Michael Dorn

The executive director of a group which provides school safety training says districts are overlooking a key area where student deaths could be prevented.

Michael Dorn of Safe Havens International says accidents in parking lots are the biggest danger to students. “In 1998 to 2013 we had 525 people hit and killed in the parking lots, 487 died from violence — this is nationally — of those, 62 died in active shooter events,” Dorn says.

Dorn made a presentation at the Iowa Association of School Boards annual convention Wednesday in Des Moines. He says the parking lot deaths often involved one individual at a time, so they don’t get the headlines that other things do. “When you look at the data on it, we are focusing a great deal of our time, energy, money on some of the rarest — to be clear most catastrophic types of events that we can’t ignore — but even within the category of violence, nine of ten people, more than nine out of ten who are murdered, it doesn’t look like the events we see on the national news,” Dorn says. “Or if you Google school violence on the internet or social media you are going to get the rare but catastrophic, but you are going to miss most of what causes fatalities.”

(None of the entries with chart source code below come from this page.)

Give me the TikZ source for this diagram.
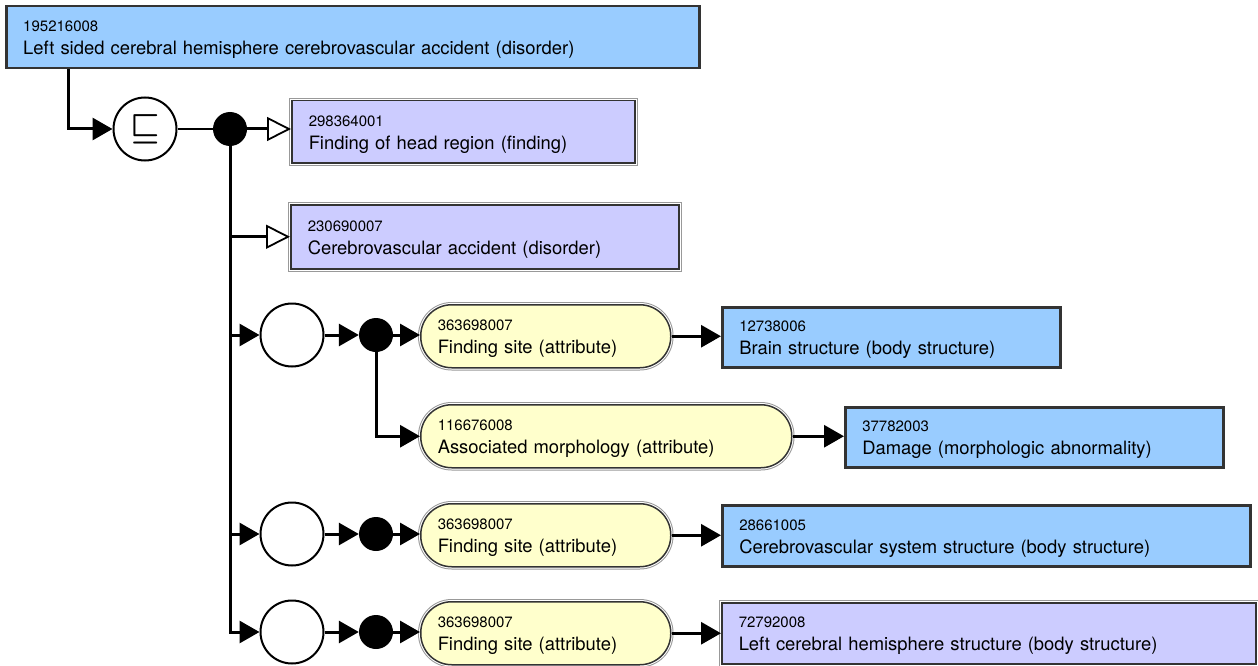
\documentclass[tikz,border=0pt]{standalone}
\usepackage{fontspec}
\setmainfont{TeX Gyre Heros}
\usetikzlibrary{arrows.meta}

\definecolor{primblue}{HTML}{99CCFF}
\definecolor{defpurple}{HTML}{CCCCFF}
\definecolor{attryellow}{HTML}{FFFFCC}
\definecolor{edgegray}{HTML}{333333}
\newcommand\conceptid{\fontsize{15}{23}\selectfont}

\begin{document}
\begin{tikzpicture}[x=1pt,y=-1pt,font=\fontsize{18.4}{23}\selectfont]
          \tikzset{
            conn/.style={line width=3pt,-{Triangle[length=20pt,width=22pt]}},
            isa/.style={line width=3pt,-{Triangle[open,length=24pt,width=24pt,line width=1.8pt]}},
            link/.style={line width=1.6pt},
            concept/.style={anchor=north west,align=left,inner xsep=17pt,inner ysep=0pt,text height=16pt},
            primbox/.style={concept,draw=edgegray,line width=2.5pt,fill=primblue},
            defbox/.style={concept,draw=edgegray,line width=1.5pt,fill=#1,
              preaction={draw=gray!80,line width=5.5pt},
              preaction={draw=white,line width=3.5pt}},
            defbox/.default=defpurple,
            attrbox/.style={defbox=attryellow,rounded corners=31pt},
            group/.style={circle,draw,line width=2pt,fill=white,minimum size=63pt,inner sep=0pt},
            conj/.style={circle,fill=black,minimum size=34pt,inner sep=0pt},
          }
          \useasboundingbox (0,0) rectangle (1258,666);

          \node[primbox,text width=659pt,minimum height=62pt] (root) at (5,5)
            {{\conceptid 195216008}\\Left sided cerebral hemisphere cerebrovascular accident (disorder)};
          \node[group] (sub) at (145,129) {\scalebox{1.9}{\boldmath$\sqsubseteq$}};
          \node[conj] (and0) at (230,129) {};

          % parents
          \node[defbox,text width=309pt,minimum height=62pt] (finding) at (291,100)
            {{\conceptid 298364001}\\Finding of head region (finding)};
          \node[defbox,text width=354pt,minimum height=64pt] (cva) at (290,204)
            {{\conceptid 230690007}\\Cerebrovascular accident (disorder)};

          % role groups
          \node[group] (grp1) at (292,335) {};
          \node[conj] (and1) at (376,335) {};
          \node[attrbox,text width=216pt,minimum height=63pt] (site1) at (420,304)
            {{\conceptid 363698007}\\Finding site (attribute)};
          \node[primbox,text width=304pt,minimum height=60pt] (brain) at (721,306)
            {{\conceptid 12738006}\\Brain structure (body structure)};
          \node[attrbox,text width=337pt,minimum height=63pt] (morph) at (420,404)
            {{\conceptid 116676008}\\Associated morphology (attribute)};
          \node[primbox,text width=344pt,minimum height=60pt] (damage) at (844,406)
            {{\conceptid 37782003}\\Damage (morphologic abnormality)};

          \node[group] (grp2) at (292,534) {};
          \node[conj] (and2) at (376,534) {};
          \node[attrbox,text width=216pt,minimum height=63pt] (site2) at (420,503)
            {{\conceptid 363698007}\\Finding site (attribute)};
          \node[primbox,text width=494pt,minimum height=61pt] (cvs) at (721,504)
            {{\conceptid 28661005}\\Cerebrovascular system structure (body structure)};

          \node[group] (grp3) at (292,632) {};
          \node[conj] (and3) at (376,632) {};
          \node[attrbox,text width=216pt,minimum height=63pt] (site3) at (420,601)
            {{\conceptid 363698007}\\Finding site (attribute)};
          \node[defbox,text width=500pt,minimum height=61pt] (lchs) at (721,602)
            {{\conceptid 72792008}\\Left cerebral hemisphere structure (body structure)};

          % is-a edges
          \draw[conn] ([xshift=63pt]root.south west) |- (sub);
          \draw[link] (sub) -- (and0);
          \draw[isa] (and0) -- (and0 -| finding.west);
          \draw[isa] (and0 |- cva.west) -- (cva.west);

          % attribute edges
          \draw[conn] (and0) |- (grp3);
          \draw[conn] (and0 |- grp1) -- (grp1);
          \draw[conn] (and0 |- grp2) -- (grp2);
          \foreach \i in {1,2,3} {
            \draw[conn] (grp\i) -- (and\i);
            \draw[conn] (and\i) -- (and\i -| site\i.west);
          }
          \draw[conn] (and1) |- (morph.west);
          \draw[conn] (site1.east) -- (site1.east -| brain.west);
          \draw[conn] (morph.east) -- (morph.east -| damage.west);
          \draw[conn] (site2.east) -- (site2.east -| cvs.west);
          \draw[conn] (site3.east) -- (site3.east -| lchs.west);
        \end{tikzpicture}
\end{document}
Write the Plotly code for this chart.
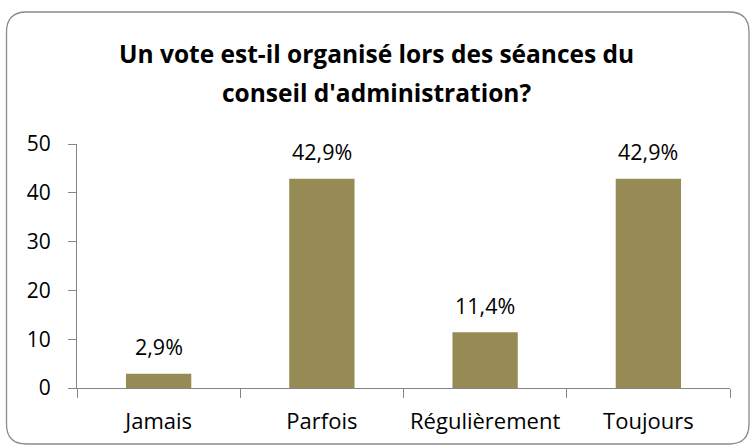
import plotly.graph_objects as go

categories = ["Jamais", "Parfois", "Régulièrement", "Toujours"]
values = [2.9, 42.9, 11.4, 42.9]
labels = ["2,9%", "42,9%", "11,4%", "42,9%"]
y_ticks = [0, 10, 20, 30, 40, 50]
title_lines = ["Un vote est-il organisé lors des séances du",
               "conseil d'administration?"]

W, H = 753, 448
ML, MR, MT, MB = 77, 23, 144, 60
PW, PH = W - ML - MR, H - MT - MB

def px(x):
    return (x - ML) / PW

def py(y):
    return (H - MB - y) / PH

FONT = "Open Sans"
BAR = "#968A55"
AXIS = "#868686"

fig = go.Figure(go.Bar(
    x=categories, y=values, width=0.4,
    marker=dict(color=BAR, line=dict(width=0)),
    hoverinfo="skip",
))

for c, v, t in zip(categories, values, labels):
    fig.add_annotation(x=c, y=v, text=t, showarrow=False, yanchor="middle",
                       yshift=27, font=dict(family=FONT, size=21.5, color="#000"))

# two-line bold heading, centred over the chart
for line, ypix in zip(title_lines, [54, 93]):
    fig.add_annotation(x=px(W / 2), y=py(ypix), xref="paper", yref="paper",
                       text=f"<b>{line}</b>", showarrow=False,
                       xanchor="center", yanchor="middle",
                       font=dict(family=FONT, size=24.5, color="#000"))

# rounded frame around the whole chart
x0, x1, y0, y1, r = 6.5, 749, 12, 444, 20
path = (f"M {px(x0+r)},{py(y0)} L {px(x1-r)},{py(y0)} "
        f"Q {px(x1)},{py(y0)} {px(x1)},{py(y0+r)} L {px(x1)},{py(y1-r)} "
        f"Q {px(x1)},{py(y1)} {px(x1-r)},{py(y1)} L {px(x0+r)},{py(y1)} "
        f"Q {px(x0)},{py(y1)} {px(x0)},{py(y1-r)} L {px(x0)},{py(y0+r)} "
        f"Q {px(x0)},{py(y0)} {px(x0+r)},{py(y0)} Z")
fig.add_shape(type="path", path=path, xref="paper", yref="paper",
              line=dict(color="#8a8a8a", width=1.3), layer="below")

fig.update_layout(
    width=W, height=H,
    margin=dict(l=ML, r=MR, t=MT, b=MB),
    paper_bgcolor="white", plot_bgcolor="white",
    showlegend=False, bargap=0.6,
    xaxis=dict(
        showline=True, linecolor=AXIS, linewidth=1.3,
        ticks="outside", ticklen=9, tickcolor=AXIS, tickwidth=1.3,
        tickson="boundaries", showgrid=False, ticklabelstandoff=13,
        tickfont=dict(family=FONT, size=22, color="#000"),
    ),
    yaxis=dict(
        range=[0, 50], tickvals=y_ticks, showline=True, linecolor=AXIS,
        linewidth=1.3, ticks="outside", ticklen=8, tickcolor=AXIS,
        tickwidth=1.3, showgrid=False, zeroline=False, ticklabelstandoff=13,
        tickfont=dict(family=FONT, size=21, color="#000"),
    ),
)

fig.write_html("out.html")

Dorn says suicides accounted for 129 deaths in the same five-year time period. “Twice as many people died from suicide than at the hands of an active shooter,” Dorn says. “And suicide prevention efforts lower the risk for both. One of our more effective approaches. If you step back and look at the data what we see is a lot of schools are now very seriously out of whack with their risk profile. And we are doing a lot of things that sound good — that are very popular — but they are not tested.”

Dorn says the images of school shootings push schools to take some kind of action. “What has happened in this country in the last few years is there’s been a bit of a motive reaction to things. And we’re rolling out products and we’re rolling out training programs but people are taking the time to test them with simulation to see how they actually work and they are not doing as well as we might thin, And they can make things much more dangerous as we see.”

Dorn says school districts could benefit more by spending money training personnel on student supervision techniques. “We can reduce our risk of death in tornadoes, active shooter, sudden cardiac arrest, anaphylactic shock, the risk of abduction, sexual abuse of children by children, accidents on the playground,” Dorn explains. “So, taking the time to teach people how to supervise. Taking the time to teach people how to look at our traffic flow in the morning.”

He says schools need to create drills that provide real experiences and teach school personnel the best way to react to situations to keep kids safe. “We go to a staff member, give them a scenario and they have to react as they would in a real event. That does a lot of things. It reinforces the empowerment of the individual employed to take lifesaving action. It lets them practice, it really makes them confront the reality that they have to be prepared and they have to learn what’s in those plans,” Dorn says. “And when you do that, you won’t get that type of complacency and boredom. Because every time we do a drill, those teachers, those custodians are saying ‘next month it could be me’.”

He talked to school board members about how they can conduct simulations that he says work. “We get tremendous affect with it and it dramatically improves the speed and reliability of decision making under stress. And very easy to do, not expensive, they don’t have to buy anything. And any school in Iowa can do this,” Dorn says.

Dorn’s bio says he is a former police officer who became a safety specialist and has traveled around the world helping organizations improve their safety.